Terrence Burns est aussi un ancien responsable du CIO qui a participé à cinq campagnes de candidature pour les Jeux olympiques couronnées de succès. Ce dernier est moins affirmatif sur ce point: «Le gouvernement va dépeindre la Russie en victime d’une grande conspiration globale fomentée par les États-Unis et l’Occident.» Mais la question n’est plus là, explique-t-il, convaincu que désormais, «la Russie doit payer le prix pour ce qu’elle a fait, et malheureusement cela inclut ses sportifs».
À lire aussi
L’équilibre économique du sport professionnel européen va-t-il être remis en cause, notamment par l’annulation des contrats? Manchester United a annoncé qu’il rompait son accord de sponsoring avec la compagnie aérienne nationale russe Aeroflot.
Une source ayant connaissance des discussions sur le sujet a confirmé que l’UEFA «s’apprêtait» à prendre une décision semblable cette semaine avec le géant Gazprom, sur un contrat conclu en 2012 et estimé par les médias spécialisés à 40 millions d’euros annuels. Saint-Pétersbourg et sa «Gazprom Arena» ont déjà perdu l’organisation de la finale de la Ligue des champions 2022.
Le monde du sport a beaucoup à perdre
L’écurie américaine de Formule 1 Haas a enlevé les couleurs russes et de son sponsor principal Uralkali de ses monoplaces. Elle doit annoncer cette semaine une décision quant à sa relation avec cette entreprise spécialisée dans les mines de l’Oural.
«Les méga contrats russes de sponsoring sont un phénomène récent. Le sport se portait très bien sans il y a dix ans et il continuera à aller très bien», estime Terrence Burns.
Le géopolitologue français Lukas Aubin estime aussi que le football est suffisamment attractif pour passer à autre chose. «Si l’UEFA décidait de se séparer de Gazprom, il y aura un impact. Mais ce sont des grandes institutions. On peut imaginer qu’un autre le remplace. Ils n’auront aucun mal à trouver un gros sponsor sachant que la Ligue des champions est l’une des compétitions les plus regardées de la planète.»

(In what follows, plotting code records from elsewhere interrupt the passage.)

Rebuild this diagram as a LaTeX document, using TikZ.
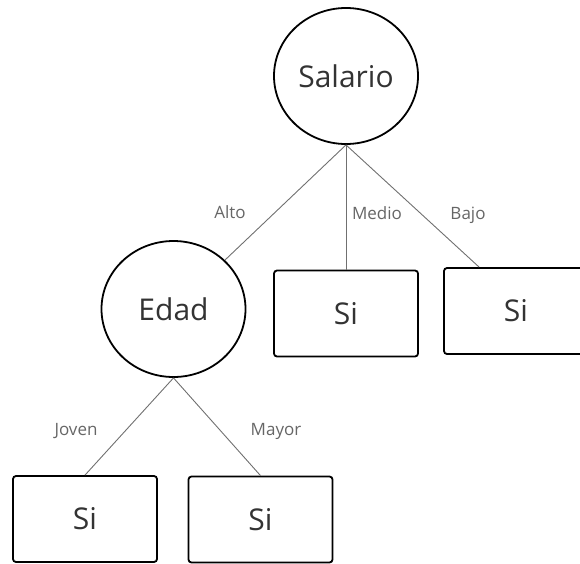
\documentclass[tikz,border=0pt]{standalone}
\usepackage{fontspec}
\setmainfont{Open Sans}
\usetikzlibrary{shapes.geometric,calc}
\definecolor{textgray}{HTML}{333333}
\definecolor{lblgray}{HTML}{666666}
\definecolor{linegray}{HTML}{707070}
\tikzset{
  decision/.style={ellipse, draw=black, line width=1.8pt, minimum width=144pt,
    minimum height=136pt, inner sep=0pt, text=textgray,
    font=\fontsize{30}{36}\selectfont},
  leaf/.style={rectangle, rounded corners=3pt, draw=black, line width=1.8pt,
    minimum width=144pt, minimum height=86pt, inner sep=0pt, text=textgray,
    font=\fontsize{30}{36}\selectfont},
  branch/.style={draw=linegray, line width=0.9pt},
  lbl/.style={text=lblgray, anchor=base, inner sep=0pt,
    font=\fontsize{17}{20}\selectfont},
}
\begin{document}
\begin{tikzpicture}[x=1pt, y=-1pt]
  \useasboundingbox (0,0) rectangle (580,563);
  \clip (0,0) rectangle (580,563);

  % decision nodes
  \node[decision] (sal) at (346,76) {Salario};
  \node[decision] (edad) at (173.5,309) {Edad};

  % leaves
  \node[leaf] (mid) at (346,313.5) {Si};
  \node[leaf] (right) at (516,311) {Si};
  \node[leaf] (young) at (85,519) {Si};
  \node[leaf] (old) at (260.5,519.5) {Si};
  \coordinate (rightin) at ($(right.north west)+(36,0)$);

  % branches
  \draw[branch] (sal.south) -- (edad);
  \draw[branch] (sal.south) -- (mid.north);
  \draw[branch] (sal.south) -- (rightin);
  \draw[branch] (edad.south) -- (young.north);
  \draw[branch] (edad.south) -- (old.north);

  % branch labels
  \node[lbl] (lalto) at (230,218) {Alto};
  \node[lbl] (lmedio) at (377,219) {Medio};
  \node[lbl] (lbajo) at (468,219) {Bajo};
  \node[lbl] (ljoven) at (76,435) {Joven};
  \node[lbl] (lmayor) at (276,435) {Mayor};
\end{tikzpicture}
\end{document}
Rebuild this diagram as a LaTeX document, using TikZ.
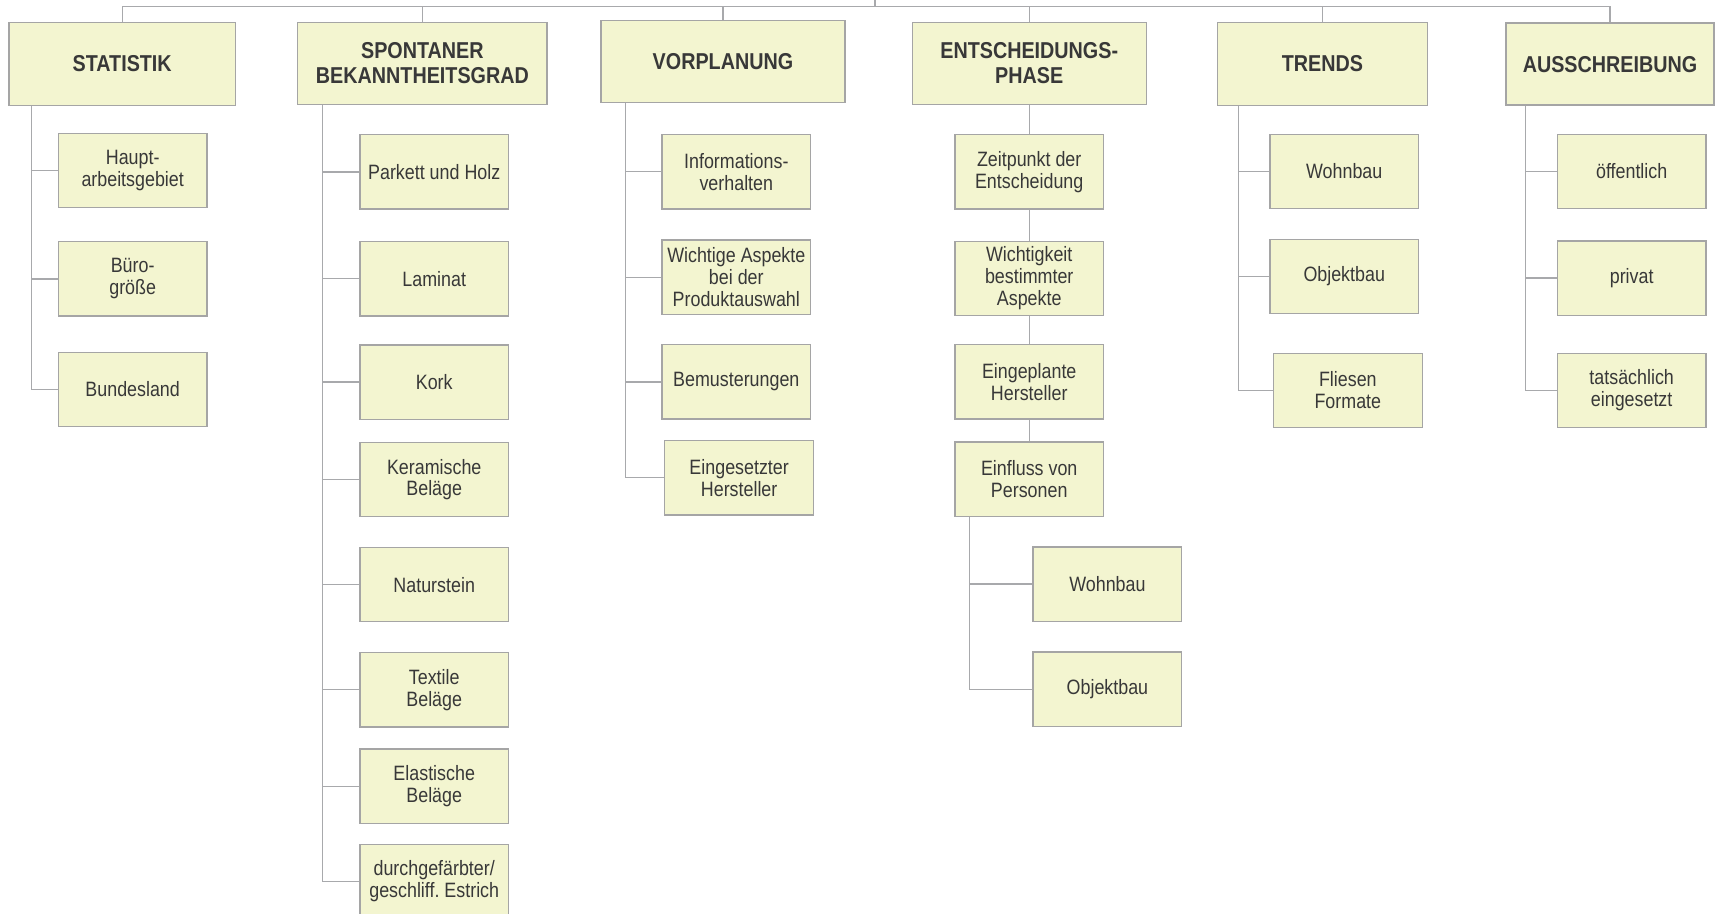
\documentclass[tikz,border=0pt]{standalone}
\usepackage{fontspec}
\setmainfont[FakeStretch=0.86]{Liberation Sans}
\frenchspacing
\definecolor{boxfill}{HTML}{F3F5D0}
\definecolor{boxline}{HTML}{A5A5A5}
\definecolor{linecol}{HTML}{A8A9AC}
\definecolor{txt}{HTML}{383838}
\begin{document}
\begin{tikzpicture}[x=1pt,y=-1pt,
  box/.style={draw=boxline, fill=boxfill, line width=1.2pt, align=center, inner sep=0pt, text=txt,
              font=\fontsize{19}{20}\selectfont},
  head/.style={box, font=\bfseries\fontsize{21}{23}\selectfont},
  kid/.style={box, minimum width=136pt, minimum height=68pt},
  conn/.style={draw=linecol, line width=1.1pt}]
\useasboundingbox (0,0) rectangle (1568,835);

% headers
\node[head, minimum width=207pt, minimum height=76pt] (stat) at (111.7,58.5) {STATISTIK};
\node[head, minimum width=228pt, minimum height=75pt] (spon) at (386.2,58) {SPONTANER\\BEKANNTHEITSGRAD};
\node[head, minimum width=223pt, minimum height=75pt] (vor) at (661,56.5) {VORPLANUNG};
\node[head, minimum width=214pt, minimum height=75pt] (ent) at (941,58) {ENTSCHEIDUNGS-\\PHASE};
\node[head, minimum width=192pt, minimum height=76pt] (tre) at (1209,58.4) {TRENDS};
\node[head, minimum width=190pt, minimum height=75pt] (aus) at (1472,58.6) {AUSSCHREIBUNG};

% top bus
\coordinate (root) at (800,0);
\coordinate (bus) at (800,6);
\draw[conn] (root) -- (bus);
\foreach \h in {stat,spon,vor,ent,tre,aus} \draw[conn] (bus) -| (\h.north);

% STATISTIK
\node[kid] (s1) at (121.3,156) {Haupt-\\arbeitsgebiet};
\node[kid] (s2) at (121.3,255) {Büro-\\größe};
\node[kid] (s3) at (121.3,356) {Bundesland};
\foreach \k in {s1,s2,s3} \draw[conn] ([xshift=21.3pt]stat.south west) |- (\k.west);

% SPONTANER BEKANNTHEITSGRAD
\node[kid] (p1) at (397,157.2) {Parkett und Holz};
\node[kid] (p2) at (397,254.8) {Laminat};
\node[kid] (p3) at (397,349.3) {Kork};
\node[kid] (p4) at (397,438.5) {Keramische\\Beläge};
\node[kid] (p5) at (397,534.5) {Naturstein};
\node[kid] (p6) at (397,630.6) {Textile\\Beläge};
\node[kid] (p7) at (397,718.9) {Elastische\\Beläge};
\node[kid] (p8) at (397,805.8) {durchgefärbter/\\geschliff. Estrich};
\foreach \k in {p1,p2,p3,p4,p5,p6,p7,p8} \draw[conn] ([xshift=23pt]spon.south west) |- (\k.west);

% VORPLANUNG
\node[kid] (v1) at (673.2,157) {Informations-\\verhalten};
\node[kid] (v2) at (673.2,253.5) {Wichtige Aspekte\\bei der\\Produktauswahl};
\node[kid] (v3) at (673.2,349.2) {Bemusterungen};
\node[kid] (v4) at (675.8,436.8) {Eingesetzter\\Hersteller};
\foreach \k in {v1,v2,v3,v4} \draw[conn] ([xshift=22.8pt]vor.south west) |- (\k.west);

% ENTSCHEIDUNGSPHASE
\node[kid] (e1) at (941,157) {Zeitpunkt der\\Entscheidung};
\node[kid] (e2) at (941,254.5) {Wichtigkeit\\bestimmter\\Aspekte};
\node[kid] (e3) at (941,349) {Eingeplante\\Hersteller};
\node[kid] (e4) at (941,438.1) {Einfluss von\\Personen};
\draw[conn] (ent.south) -- (e1.north);
\draw[conn] (e1.south) -- (e2.north);
\draw[conn] (e2.south) -- (e3.north);
\draw[conn] (e3.south) -- (e4.north);
\node[kid] (e5) at (1012.5,534) {Wohnbau};
\node[kid] (e6) at (1012.5,630.2) {Objektbau};
\foreach \k in {e5,e6} \draw[conn] ([xshift=13.8pt]e4.south west) |- (\k.west);

% TRENDS
\node[kid] (t1) at (1229,156.7) {Wohnbau};
\node[kid] (t2) at (1229,252.7) {Objektbau};
\node[kid] (t3) at (1232.3,357) {Fliesen\\Formate};
\foreach \k in {t1,t2,t3} \draw[conn] ([xshift=19.8pt]tre.south west) |- (\k.west);

% AUSSCHREIBUNG
\node[kid] (a1) at (1491.8,156.8) {öffentlich};
\node[kid] (a2) at (1491.8,254.2) {privat};
\node[kid] (a3) at (1491.8,357) {tatsächlich\\eingesetzt};
\foreach \k in {a1,a2,a3} \draw[conn] ([xshift=18.6pt]aus.south west) |- (\k.west);
\end{tikzpicture}
\end{document}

«Là, on a la sensation que l’heure est trop grave pour que les institutions sportives disent 'Bon, on ne peut pas vraiment le faire parce que c’est la Russie, Gazprom finance la Ligue des champions, etc.'. J’ai la sensation qu’on est à un point de rupture et que les mesures qui vont suivre seront inédites», poursuit l’universitaire spécialiste de la question et auteur de «La Sportokratura sous Vladimir Poutine».
Une réaction impérative
«En ne réagissant pas, le monde du sport a beaucoup plus à perdre que la perte d’un ou deux parraineurs russes», prévient Michael Payne.
«Le monde du sport doit se sevrer de l’argent russe, affirme Hugh Robertson, président du Comité olympique britannique. L’invasion russe en Ukraine aura un impact sur le sport, mais les conséquences de l’inaction ou des atermoiements, seraient bien plus graves.»
Les sanctions sportives peuvent avoir «un impact énorme sur la société», rappelle Michael Payne: «Le boycott des sports sud-africains pendant l’apartheid a eu autant, voire plus d’effet que les sanctions économiques, poussant le régime à un changement de politique.»